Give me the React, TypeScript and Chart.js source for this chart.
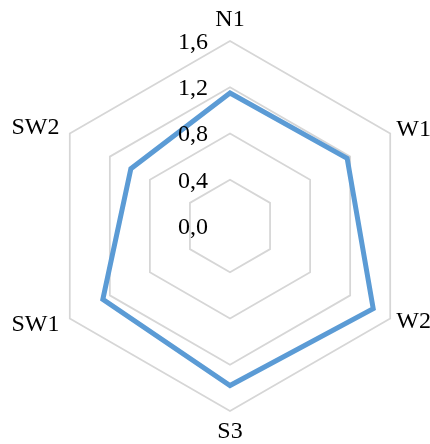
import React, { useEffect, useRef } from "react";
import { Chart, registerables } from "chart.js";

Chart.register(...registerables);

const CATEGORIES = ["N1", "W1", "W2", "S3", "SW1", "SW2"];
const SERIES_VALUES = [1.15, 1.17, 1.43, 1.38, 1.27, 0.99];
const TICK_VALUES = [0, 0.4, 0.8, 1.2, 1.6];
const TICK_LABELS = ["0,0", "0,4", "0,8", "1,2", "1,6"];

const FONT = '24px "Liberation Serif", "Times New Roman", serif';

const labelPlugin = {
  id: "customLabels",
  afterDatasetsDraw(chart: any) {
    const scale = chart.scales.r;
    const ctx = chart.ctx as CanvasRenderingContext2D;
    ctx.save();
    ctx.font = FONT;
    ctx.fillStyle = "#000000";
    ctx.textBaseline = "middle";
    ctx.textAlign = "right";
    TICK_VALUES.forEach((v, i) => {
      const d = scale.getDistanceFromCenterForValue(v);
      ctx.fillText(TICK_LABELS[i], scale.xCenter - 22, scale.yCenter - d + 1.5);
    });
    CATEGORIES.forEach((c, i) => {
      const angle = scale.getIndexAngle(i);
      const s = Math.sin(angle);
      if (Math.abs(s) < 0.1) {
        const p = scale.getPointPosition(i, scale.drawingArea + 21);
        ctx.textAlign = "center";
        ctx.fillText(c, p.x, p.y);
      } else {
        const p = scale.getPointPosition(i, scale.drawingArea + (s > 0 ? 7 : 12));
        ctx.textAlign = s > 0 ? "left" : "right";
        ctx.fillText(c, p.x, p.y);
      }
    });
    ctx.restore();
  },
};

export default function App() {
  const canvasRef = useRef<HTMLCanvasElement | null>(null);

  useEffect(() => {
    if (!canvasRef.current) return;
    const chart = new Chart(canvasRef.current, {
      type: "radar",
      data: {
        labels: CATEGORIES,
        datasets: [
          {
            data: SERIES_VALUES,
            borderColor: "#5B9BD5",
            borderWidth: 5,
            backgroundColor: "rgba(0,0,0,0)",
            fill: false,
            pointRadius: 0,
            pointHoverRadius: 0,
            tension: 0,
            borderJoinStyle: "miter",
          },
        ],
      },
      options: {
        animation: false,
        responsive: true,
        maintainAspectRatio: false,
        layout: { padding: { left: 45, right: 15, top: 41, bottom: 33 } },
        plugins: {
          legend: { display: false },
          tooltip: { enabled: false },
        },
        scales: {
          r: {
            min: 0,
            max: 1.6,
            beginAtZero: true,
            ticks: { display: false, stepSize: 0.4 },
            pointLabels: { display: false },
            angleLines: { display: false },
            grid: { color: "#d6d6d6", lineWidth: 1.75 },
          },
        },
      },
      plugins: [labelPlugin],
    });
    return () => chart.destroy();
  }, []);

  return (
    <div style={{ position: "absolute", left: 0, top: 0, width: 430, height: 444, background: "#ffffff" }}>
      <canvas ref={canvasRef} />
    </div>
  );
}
****************************************
#### [GIVEN EXERCISE]
Pull out all lines containing "React".

#### [RESULT]
Give me the React, TypeScript and Chart.js source for this chart.
import React, { useEffect, useRef } from "react";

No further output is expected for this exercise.